White House Reflections: Part One – The Experience!
Presenting at the White House was awesome—personally, professionally and in terms of establishing JCHE as a best practice organization. I will try to chronicle the experience in a few short blog entries.
First, the place! Walking through the halls (after going through 3 security checks) was inspiring. We walked past the office of White House counsel, the President’s Office of Community Engagement and other key offices (I recognized these spaces from the old West Wing TV show so it felt quite natural for Merle and me to casually walk and talk as we passed them!) When I first arrived in the room where the forum was held -- the Indian Treaty Room -- I had to walk out to compose myself. The décor and the plaques on the wall bespoke significance. This was the site where the original charter for the United Nations was signed, as well as the treaty creating the International Monetary Fund (yes, we all associate that with Bretton Woods, but apparently it was negotiated in New Hampshire but signed in this very room). I thought, “who am I to speak in this room” but then I took a deep breath and thought, “it’s not me, it’s the quality and thoughtfulness of the JCHE approach, and that needs to be shared” -- and back in I went!
Security was impressive: there were guards positioned at each set of elevators, each corner and along the route making sure we followed the designated path. Then we had to show our ID’s, even as we left the building to make sure they matched with the admissions badge! I thought about the woman who crashed President Obama’s first state dinner. Given the scrutiny our group received, I wondered how she possibly got in!!
Here’s what the day was all about: key Obama Administration officials shared their thinking about policy issues in the field of aging and member agencies of the Association for Jewish Aging Services conveyed compelling examples of their successes. We focused on three primary areas: housing and community-based services, elder abuse and the Affordable Care Act. I led the first panel. I had 10 minutes or so to lay the groundwork for the discussion.
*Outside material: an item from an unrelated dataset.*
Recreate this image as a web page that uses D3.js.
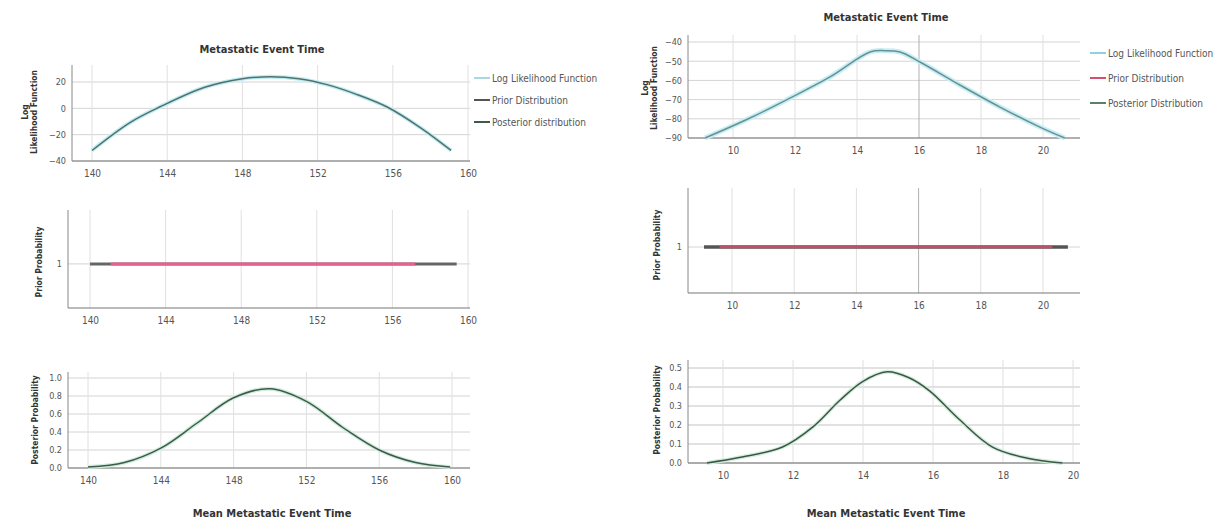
<!DOCTYPE html>
<html>
<head>
    <meta charset="utf-8">
    <title>Metastatic Event Time</title>
    <style>
        body { margin: 0; background: #fff; }
        text { font-family: "Liberation Sans Narrow", "DejaVu Sans Condensed", "Liberation Sans", sans-serif; fill: #333; }
    </style>
</head>
<script src="https://d3js.org/d3.v7.min.js"></script>
<body>
<div id="chart"></div>
<script>
    // tick labels
    const leftXTicks = [140, 144, 148, 152, 156, 160];
    const rightXTicks = [10, 12, 14, 16, 18, 20];
    const llLeftTicks = [-40, -20, 0, 20];
    const llRightTicks = [-90, -80, -70, -60, -50, -40];
    const priorTicks = [1];
    const postLeftTicks = [0, 0.2, 0.4, 0.6, 0.8, 1.0];
    const postRightTicks = [0, 0.1, 0.2, 0.3, 0.4, 0.5];

    // log likelihood (left)
    const llLeftX = [140, 142, 143.6, 146, 148, 149.5, 151, 152.5, 154, 155.7, 157.5, 159.1];
    const llLeftY = [-32, -11, 1, 16, 22.5, 24, 22.5, 18, 11, 1, -15, -32];
    // prior (left)
    const flatLeftX = [140, 159.4];
    const flatLeftY = [1, 1];
    const priorLeftX = [141.1, 157.2];
    const priorLeftY = [1, 1];
    // posterior (left)
    const postLeftX = [140, 142, 144, 146, 148, 150, 152, 154, 156, 158, 159.9];
    const postLeftY = [0.01, 0.06, 0.22, 0.5, 0.78, 0.88, 0.74, 0.45, 0.2, 0.06, 0.01];

    // log likelihood (right)
    const llRightX = [9.1, 10.55, 11.84, 13.13, 14.42, 14.9, 15.39, 16.03, 17.32, 18.61, 19.9, 20.7];
    const llRightY = [-90, -79.6, -69.2, -58.2, -45.2, -44.5, -45.2, -50.4, -62.4, -73.9, -84.3, -90];
    // prior (right)
    const flatRightX = [9.1, 20.8];
    const flatRightY = [1, 1];
    const priorRightX = [9.6, 20.3];
    const priorRightY = [1, 1];
    // posterior (right)
    const postRightX = [9.54, 10.5, 11.7, 12.57, 13.34, 14, 14.69, 15.3, 15.9, 16.77, 17.7, 18.7, 19.7];
    const postRightY = [0.0, 0.03, 0.084, 0.19, 0.33, 0.43, 0.48, 0.45, 0.38, 0.226, 0.084, 0.025, 0.0];

    const svg = d3.select("#chart").append("svg")
        .attr("width", 1225)
        .attr("height", 529);

    svg.append("rect").attr("width", 1225).attr("height", 529).attr("fill", "#fff");

    function zip(xs, ys) {
        return xs.map(function (d, i) { return [d, ys[i]]; });
    }

    function panel(p) {
        var x = d3.scaleLinear().domain(p.xDomain).range(p.xRange);
        var y = d3.scaleLinear().domain(p.yDomain).range(p.yRange);
        var g = svg.append("g");

        // grid
        g.selectAll(".hgrid").data(p.yTicks).enter().append("line")
            .attr("x1", p.axisX).attr("x2", p.right)
            .attr("y1", function (d) { return y(d); })
            .attr("y2", function (d) { return y(d); })
            .attr("stroke", p.hColor || "#d4d4d4");
        g.selectAll(".vgrid").data(p.xTicks).enter().append("line")
            .attr("x1", function (d) { return x(d); })
            .attr("x2", function (d) { return x(d); })
            .attr("y1", p.top).attr("y2", p.axisY)
            .attr("stroke", function (d) { return d === p.darkTick ? "#b0b0b0" : "#e0e0e0"; });

        // axes
        var xa = g.append("g")
            .attr("transform", "translate(0," + p.axisY + ")")
            .call(d3.axisBottom(x).tickValues(p.xTicks).tickSize(0).tickPadding(9).tickFormat(d3.format("d")));
        xa.select(".domain").remove();
        xa.selectAll("text").style("font-size", "10px").style("fill", "#555");

        var ya = g.append("g")
            .attr("transform", "translate(" + p.axisX + ",0)")
            .call(d3.axisLeft(y).tickValues(p.yTicks).tickSize(0).tickPadding(6).tickFormat(d3.format(p.yFormat)));
        ya.select(".domain").remove();
        ya.selectAll("text").style("font-size", "9px").style("fill", "#555");

        g.append("line").attr("x1", p.axisX).attr("x2", p.right)
            .attr("y1", p.axisY).attr("y2", p.axisY).attr("stroke", "#777").attr("stroke-width", 1.2);
        g.append("line").attr("x1", p.axisX).attr("x2", p.axisX)
            .attr("y1", p.top).attr("y2", p.axisY).attr("stroke", "#888");

        // lines
        var line = d3.line()
            .x(function (d) { return x(d[0]); })
            .y(function (d) { return y(d[1]); })
            .curve(d3.curveCatmullRom);
        p.series.forEach(function (s) {
            g.append("path")
                .datum(zip(s.x, s.y))
                .attr("d", line)
                .attr("fill", "none")
                .attr("stroke", s.color)
                .attr("stroke-width", s.width)
                .attr("stroke-opacity", s.opacity || 1);
        });

        // y label
        var yl = g.append("text")
            .attr("transform", "translate(" + p.labelX + "," + p.labelY + ") rotate(-90)")
            .attr("text-anchor", "middle")
            .style("font-size", "8.5px")
            .style("font-weight", "bold");
        p.yLabel.forEach(function (t, i) {
            yl.append("tspan").attr("x", 0).attr("dy", i === 0 ? 0 : 9).text(t);
        });
    }

    function legend(lx, ly, gap, items) {
        items.forEach(function (it, i) {
            svg.append("line")
                .attr("x1", lx).attr("x2", lx + 16)
                .attr("y1", ly + i * gap).attr("y2", ly + i * gap)
                .attr("stroke", it.color).attr("stroke-width", 2);
            svg.append("text")
                .attr("x", lx + 18).attr("y", ly + i * gap + 3.5)
                .style("font-size", "10px")
                .style("fill", "#555")
                .text(it.label);
        });
    }

    // ---- left column ----
    panel({
        xDomain: [140, 160], xRange: [92, 468], yDomain: [-40, 20], yRange: [161, 82],
        xTicks: leftXTicks, yTicks: llLeftTicks, yFormat: "d",
        axisX: 72, axisY: 161, top: 65, right: 470,
        labelX: 28, labelY: 112, yLabel: ["Log", "Likelihood Function"],
        series: [
            { x: llLeftX, y: llLeftY, color: "#bfeef2", width: 4 },
            { x: llLeftX, y: llLeftY, color: "#55706f", width: 1.5 }
        ]
    });
    panel({
        xDomain: [140, 160], xRange: [90, 468], yDomain: [0, 2.2], yRange: [308, 211],
        xTicks: leftXTicks, yTicks: priorTicks, yFormat: "d",
        axisX: 68, axisY: 308, top: 210, right: 470,
        labelX: 42, labelY: 262, yLabel: ["Prior Probability"],
        series: [
            { x: flatLeftX, y: flatLeftY, color: "#666", width: 3 },
            { x: priorLeftX, y: priorLeftY, color: "#ea5f8f", width: 3 }
        ]
    });
    panel({
        xDomain: [140, 160], xRange: [88, 452], yDomain: [0, 1], yRange: [468, 378],
        xTicks: leftXTicks, yTicks: postLeftTicks, yFormat: ".1f",
        axisX: 68, axisY: 468, top: 372, right: 470,
        labelX: 38, labelY: 420, yLabel: ["Posterior Probability"],
        series: [
            { x: postLeftX, y: postLeftY, color: "#cfeedd", width: 4 },
            { x: postLeftX, y: postLeftY, color: "#3f5a4a", width: 1.5 }
        ]
    });

    // ---- right column ----
    panel({
        xDomain: [10, 20], xRange: [733, 1043], yDomain: [-90, -40], yRange: [138, 42],
        xTicks: rightXTicks, yTicks: llRightTicks, yFormat: "d",
        axisX: 688, axisY: 138, top: 35, right: 1080, darkTick: 16,
        labelX: 648, labelY: 88, yLabel: ["Log", "Likelihood Function"],
        series: [
            { x: llRightX, y: llRightY, color: "#c6eef6", width: 5 },
            { x: llRightX, y: llRightY, color: "#6a9090", width: 1.5 }
        ]
    });
    panel({
        xDomain: [10, 20], xRange: [732, 1043], yDomain: [0, 2.24], yRange: [293, 190],
        xTicks: rightXTicks, yTicks: priorTicks, yFormat: "d",
        axisX: 688, axisY: 293, top: 188, right: 1080, darkTick: 16,
        labelX: 660, labelY: 245, yLabel: ["Prior Probability"],
        series: [
            { x: flatRightX, y: flatRightY, color: "#555", width: 3.5 },
            { x: priorRightX, y: priorRightY, color: "#d2506e", width: 2.5, opacity: 0.85 }
        ]
    });
    panel({
        xDomain: [10, 20], xRange: [723, 1073], yDomain: [0, 0.5], yRange: [463, 368],
        xTicks: rightXTicks, yTicks: postRightTicks, yFormat: ".1f",
        axisX: 688, axisY: 463, top: 360, right: 1080, hColor: "#c4c4c4",
        labelX: 660, labelY: 410, yLabel: ["Posterior Probability"],
        series: [
            { x: postRightX, y: postRightY, color: "#d3efdc", width: 4 },
            { x: postRightX, y: postRightY, color: "#3c5548", width: 1.5 }
        ]
    });

    // titles
    svg.append("text").attr("x", 262).attr("y", 53).attr("text-anchor", "middle")
        .style("font-size", "11px").style("font-weight", "bold").text("Metastatic Event Time");
    svg.append("text").attr("x", 886).attr("y", 21).attr("text-anchor", "middle")
        .style("font-size", "11px").style("font-weight", "bold").text("Metastatic Event Time");

    // x labels
    svg.append("text").attr("x", 272).attr("y", 517).attr("text-anchor", "middle")
        .style("font-size", "11px").style("font-weight", "bold").text("Mean Metastatic Event Time");
    svg.append("text").attr("x", 886).attr("y", 517).attr("text-anchor", "middle")
        .style("font-size", "11px").style("font-weight", "bold").text("Mean Metastatic Event Time");

    // legends
    legend(474, 78, 22, [
        { label: "Log Likelihood Function", color: "#a9d9de" },
        { label: "Prior Distribution", color: "#555" },
        { label: "Posterior distribution", color: "#3f5a4a" }
    ]);
    legend(1090, 53, 25, [
        { label: "Log Likelihood Function", color: "#8fd0e2" },
        { label: "Prior Distribution", color: "#d2506e" },
        { label: "Posterior Distribution", color: "#5c7f6a" }
    ]);
</script>
</body>
</html>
There were, of course, countless ways to address amount of information we could explore so I gave a lot of thought to shaping the parameters. As a general strategy, I tried to hone down my points to a few critical ones and for each point, pair a statistic with a story.
My panel included two CEO’s of fabulous non-profit agencies—Michael Rosenblut from Parker Jewish Institute for Health Care & Rehabilitation in New York and Jeffrey Freimark from Miami Jewish Health Systems, both extensive multi-service organizations. We were joined by two Administration representatives: Kathy Greenlee, the Assistant Secretary for Aging from the Department of Health and Human Services and Estelle Richman, Senior Advisor to the Secretary of Housing and Urban Development.
My outline for the presentation was:
- Highlight four distinct ways our agencies simultaneously improve the quality of life for our residents AND save the government money;
- Identify big structural challenges to replicating/expanding our programs;
- Create opportunities to implement best practices
My colleagues and I reinforced the notion that home and community-based services support our elders with dignity and efficiency. We work daily to maximize independence, the quality most treasured by our elders, by providing services in the least institutional setting possible, which coincides with the most efficient deployment of resources. As we work to make the senior years ones of growth and personal fulfillment—we find ways to both tap the enormous potential within each senior and to facilitate ways for them to offer their wisdom and experience to the next generation.